I’m not going to reveal too much about it, but like their previous sales metrics reports, my reaction can be summed up in a single word:


There’s way too much good stuff in terms of specific metrics, data analysis, and key insights to post here, so go pick up a copy when it becomes available, but there were two key ideas I gleaned from the report:

Idea #1—In very clear terms, the study demonstrates that SaaS vendors have better sales performance than their license software counterparts—and the analysis indicates that it’s probably because they know how to push and leverage their own product solutions to get the highest benefit.

The demonstrated benefits are real and significant. The study shows that on average, compared to licensed software vendors, SaaS vendors:

  • Have 20% more reps hitting quota (70% vs. 50%).
  • Have more scalable sales processes, with measurable, repeatable, metrics.
  • Have a nearly a 25% shorter sales cycle.
  • Have higher lead-to-prospect conversion rates.

Some of it may be the nature of the SaaS space, but if the SaaS vendors themselves are getting these kinds of benefits, it seems pretty clear that the people they’re selling to should see some of the same.

Idea #2—It still comes down to Leads.

As the study itself states, “The #1 challenge for inside sales in this model [SaaS] is leads . . . This is a machine that needs to be fed.”

But it’s not much of a stretch to say that the #1 challenge for ANY sales organization is leads.

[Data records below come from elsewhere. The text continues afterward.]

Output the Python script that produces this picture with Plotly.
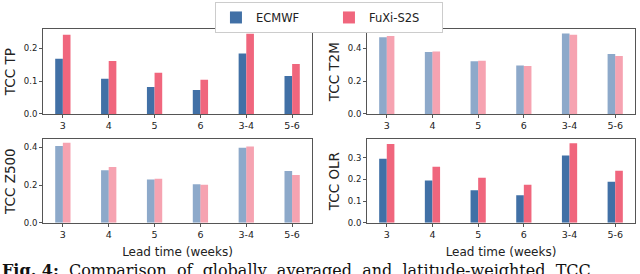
import plotly.graph_objects as go

categories = ["3", "4", "5", "6", "3-4", "5-6"]

tp_ecmwf = [0.168, 0.107, 0.082, 0.073, 0.184, 0.115]
tp_fuxi = [0.241, 0.161, 0.125, 0.104, 0.244, 0.152]
t2m_ecmwf = [0.466, 0.376, 0.320, 0.294, 0.490, 0.364]
t2m_fuxi = [0.474, 0.380, 0.324, 0.292, 0.482, 0.352]
z500_ecmwf = [0.407, 0.278, 0.230, 0.205, 0.398, 0.275]
z500_fuxi = [0.424, 0.296, 0.233, 0.202, 0.405, 0.254]
olr_ecmwf = [0.296, 0.195, 0.151, 0.127, 0.311, 0.190]
olr_fuxi = [0.364, 0.259, 0.208, 0.176, 0.367, 0.240]

panels = [
    ("TCC TP", tp_ecmwf, tp_fuxi, 0.257, [0.0, 0.1, 0.2], ["0.0", "0.1", "0.2"], 1.0),
    ("TCC T2M", t2m_ecmwf, t2m_fuxi, 0.514, [0.0, 0.2, 0.4], ["0.0", "0.2", "0.4"], 0.6),
    ("TCC Z500", z500_ecmwf, z500_fuxi, 0.442, [0.0, 0.2, 0.4], ["0.0", "0.2", "0.4"], 0.6),
    ("TCC OLR", olr_ecmwf, olr_fuxi, 0.385, [0.0, 0.1, 0.2, 0.3], ["0.0", "0.1", "0.2", "0.3"], 1.0),
]

W, H = 640, 274
xdoms = [(43 / W, 312 / W), (367 / W, 635 / W)]
ydoms = [(1 - 116 / H, 1 - 30 / H), (1 - 227 / H, 1 - 142 / H)]

blue = (65, 112, 166)
red = (240, 102, 125)

def rgba(c, a):
    return f"rgba({c[0]},{c[1]},{c[2]},{a})"

fig = go.Figure()
font = "DejaVu Sans"

for i, (title, e, f, ymax, tv, tt, alpha) in enumerate(panels):
    row, col = divmod(i, 2)
    xa = f"x{i+1}" if i else "x"
    ya = f"y{i+1}" if i else "y"
    fig.add_trace(go.Bar(x=categories, y=e, name="ECMWF", marker=dict(color=rgba(blue, alpha), line=dict(width=0)),
                         xaxis=xa, yaxis=ya, showlegend=(i == 0), offsetgroup="a"))
    fig.add_trace(go.Bar(x=categories, y=f, name="FuXi-S2S", marker=dict(color=rgba(red, alpha), line=dict(width=0)),
                         xaxis=xa, yaxis=ya, showlegend=(i == 0), offsetgroup="b"))
    xk = "xaxis" + (str(i + 1) if i else "")
    yk = "yaxis" + (str(i + 1) if i else "")
    fig.layout[xk] = dict(domain=xdoms[col], anchor=ya, range=[-0.433, 5.433], type="category",
                          showline=True, linecolor="#555", linewidth=1, mirror=True,
                          ticks="outside", ticklen=3, tickcolor="#555",
                          tickfont=dict(family=font, size=9.5, color="#222"), showgrid=False,
                          title=dict(text="Lead time (weeks)" if row == 1 else "",
                                     font=dict(family=font, size=12, color="#222"), standoff=8))
    fig.layout[yk] = dict(domain=ydoms[row], anchor=xa, range=[0, ymax],
                          tickvals=tv, ticktext=tt,
                          showline=True, linecolor="#555", linewidth=1, mirror=True,
                          ticks="outside", ticklen=3, tickcolor="#555",
                          tickfont=dict(family=font, size=8.5, color="#222"), showgrid=False, zeroline=False,
                          title=dict(text=title, font=dict(family=font, size=13.5, color="#222"), standoff=5))

fig.add_annotation(xref="paper", yref="paper", x=0.0, y=1 - 264 / H, xanchor="left", yanchor="top",
                   text="<b>Fig. 4:</b>  Comparison  of  globally  averaged  and  latitude-weighted  TCC",
                   showarrow=False, font=dict(family="DejaVu Serif", size=16, color="#111"))

fig.update_layout(
    width=W, height=H, margin=dict(l=0, r=0, t=0, b=0),
    paper_bgcolor="white", plot_bgcolor="white",
    barmode="group", bargap=2 / 3, bargroupgap=0,
    legend=dict(orientation="h", x=0.514, xanchor="center", y=1 - 2 / H, yanchor="top",
                bordercolor="#ccc", borderwidth=1, font=dict(family=font, size=11.5, color="#222"),
                itemwidth=30, tracegroupgap=0, entrywidth=68),
)

fig.write_html("out.html", config={"displayModeBar": False},
               post_script="document.body.style.margin='0';document.body.style.overflow='hidden';")
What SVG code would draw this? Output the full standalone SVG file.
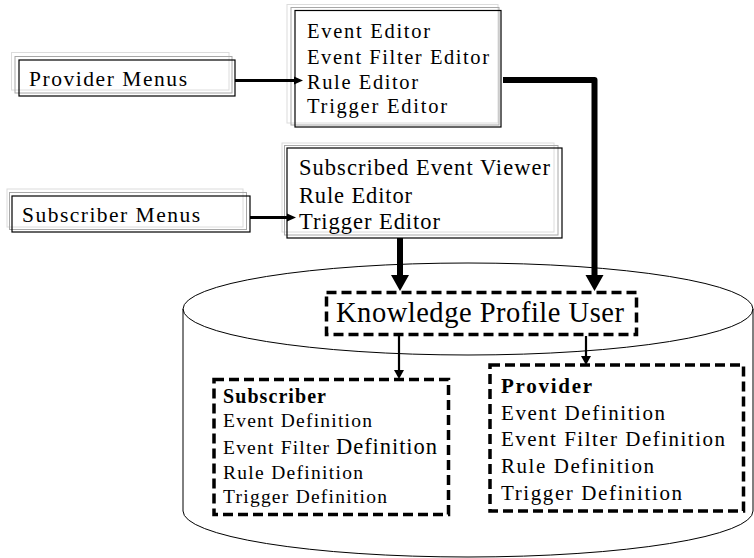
<svg xmlns="http://www.w3.org/2000/svg" width="754" height="558" viewBox="0 0 754 558">
  <style>
    text { font-family: "Liberation Serif", "Times New Roman", serif; fill: #000; }
    .b { font-weight: bold; }
    .sh1 { fill: none; stroke: #dcdcdc; stroke-width: 1; }
    .sh2 { fill: none; stroke: #a8a8a8; stroke-width: 1; }
    .frame { fill: none; stroke: #000; stroke-width: 1.2; }
    .dash { fill: none; stroke: #000; stroke-width: 3.5; stroke-dasharray: 10 5; }
    .thick { fill: none; stroke: #000; stroke-width: 6; }
    .mid { fill: none; stroke: #000; stroke-width: 3.2; }
    .thin { fill: none; stroke: #000; stroke-width: 2.2; }
    .cyl { fill: none; stroke: #000; stroke-width: 1; }
  </style>
  <defs>
    <marker id="headBig" markerUnits="userSpaceOnUse" markerWidth="18" markerHeight="20" viewBox="0 -10 18 20" refX="0" refY="0" orient="auto">
      <path d="M0,-9 L16,0 L0,9 z" fill="#000"/>
    </marker>
    <marker id="headMid" markerUnits="userSpaceOnUse" markerWidth="10" markerHeight="10" viewBox="0 -5 10 10" refX="0" refY="0" orient="auto">
      <path d="M0,-4 L9,0 L0,4 z" fill="#000"/>
    </marker>
    <marker id="headSmall" markerUnits="userSpaceOnUse" markerWidth="10" markerHeight="12" viewBox="0 -6 10 12" refX="0" refY="0" orient="auto">
      <path d="M0,-5 L9,0 L0,5 z" fill="#000"/>
    </marker>
  </defs>

  <!-- knowledge store cylinder -->
  <g id="store">
    <ellipse class="cyl" cx="468" cy="309" rx="285" ry="46"/>
    <path class="cyl" d="M183,309 V511 A285,46 0 0 0 753,511 V309"/>
  </g>

  <g id="provider-menus">
    <rect class="sh1" x="11.5" y="52.5" width="217.5" height="37.5"/>
    <rect class="sh2" x="15" y="56.5" width="217" height="36.5"/>
    <rect class="frame" x="19" y="60" width="216" height="36"/>
    <text x="29" y="86" font-size="21.5" textLength="158" lengthAdjust="spacing">Provider Menus</text>
  </g>

  <g id="provider-editors">
    <rect class="sh1" x="287" y="4.5" width="211" height="118.5"/>
    <rect class="sh2" x="291" y="7.5" width="208" height="117.5"/>
    <rect class="frame" x="295" y="10.5" width="206" height="116.5"/>
    <text x="307" y="38" font-size="20.5" textLength="123" lengthAdjust="spacing">Event Editor</text>
    <text x="307" y="63.5" font-size="20.5" textLength="182" lengthAdjust="spacing">Event Filter Editor</text>
    <text x="307" y="88.5" font-size="20.5" textLength="111" lengthAdjust="spacing">Rule Editor</text>
    <text x="307" y="113" font-size="20.5" textLength="140" lengthAdjust="spacing">Trigger Editor</text>
  </g>

  <g id="subscriber-menus">
    <rect class="sh1" x="7" y="189" width="236" height="38"/>
    <rect class="sh2" x="9.5" y="192.5" width="237" height="37"/>
    <rect class="frame" x="12" y="196" width="238" height="36"/>
    <text x="22" y="222" font-size="21.5" textLength="178" lengthAdjust="spacing">Subscriber Menus</text>
  </g>

  <g id="subscriber-editors">
    <rect class="sh1" x="282" y="143" width="272" height="89"/>
    <rect class="sh2" x="284.5" y="145.5" width="273.5" height="89.5"/>
    <rect class="frame" x="287" y="148" width="275" height="90"/>
    <text x="299" y="175" font-size="22.5" textLength="251" lengthAdjust="spacing">Subscribed Event Viewer</text>
    <text x="299" y="202.5" font-size="22.5" textLength="113" lengthAdjust="spacing">Rule Editor</text>
    <text x="299" y="229" font-size="22.5" textLength="141" lengthAdjust="spacing">Trigger Editor</text>
  </g>

  <g id="knowledge-profile-user">
    <rect class="dash" x="326.5" y="292.5" width="310" height="42"/>
    <text x="336" y="322" font-size="28.5" textLength="288" lengthAdjust="spacing">Knowledge Profile User</text>
  </g>

  <g id="subscriber-definitions">
    <rect class="dash" x="214" y="379.5" width="234.5" height="135"/>
    <text class="b" x="223" y="403" font-size="20" textLength="103" lengthAdjust="spacing">Subscriber</text>
    <text x="223" y="427" font-size="19.5" textLength="149" lengthAdjust="spacing">Event Definition</text>
    <text y="454" font-size="19.5"><tspan x="223" textLength="106" lengthAdjust="spacing">Event Filter</tspan> <tspan x="336" font-size="22.5" textLength="101" lengthAdjust="spacing">Definition</tspan></text>
    <text x="223" y="479" font-size="19.5" textLength="140" lengthAdjust="spacing">Rule Definition</text>
    <text x="223" y="503" font-size="19.5" textLength="164" lengthAdjust="spacing">Trigger Definition</text>
  </g>

  <g id="provider-definitions">
    <rect class="dash" x="490" y="365" width="253.5" height="146"/>
    <text class="b" x="501" y="393" font-size="21" textLength="91" lengthAdjust="spacing">Provider</text>
    <text x="501" y="419.5" font-size="21" textLength="164" lengthAdjust="spacing">Event Definition</text>
    <text x="501" y="446" font-size="21" textLength="224" lengthAdjust="spacing">Event Filter Definition</text>
    <text x="501" y="473" font-size="21" textLength="153" lengthAdjust="spacing">Rule Definition</text>
    <text x="501" y="500" font-size="21" textLength="181" lengthAdjust="spacing">Trigger Definition</text>
  </g>

  <g id="connectors">
    <path class="mid" d="M235,80.5 H294" marker-end="url(#headMid)"/>
    <path class="mid" d="M250,217.5 H287" marker-end="url(#headMid)"/>
    <path class="thick" stroke-linejoin="round" d="M503,80 H594.5 V275" marker-end="url(#headBig)"/>
    <path class="thick" d="M400,238 V275" marker-end="url(#headBig)"/>
    <path class="thin" d="M399,336 V370" marker-end="url(#headSmall)"/>
    <path class="thin" d="M586,336 V356" marker-end="url(#headSmall)"/>
  </g>
</svg>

Companies have to optimize and leverage their lead generation strategies to the max, especially when industry statistics show that organizations consistently have their reps make 5 or less contact attempts on new leads, let new leads grow cold by waiting 24-48 to attempt to make contact, and only contact 50% of their valid leads because they’re simply not giving enough effort or engaging in the right processes.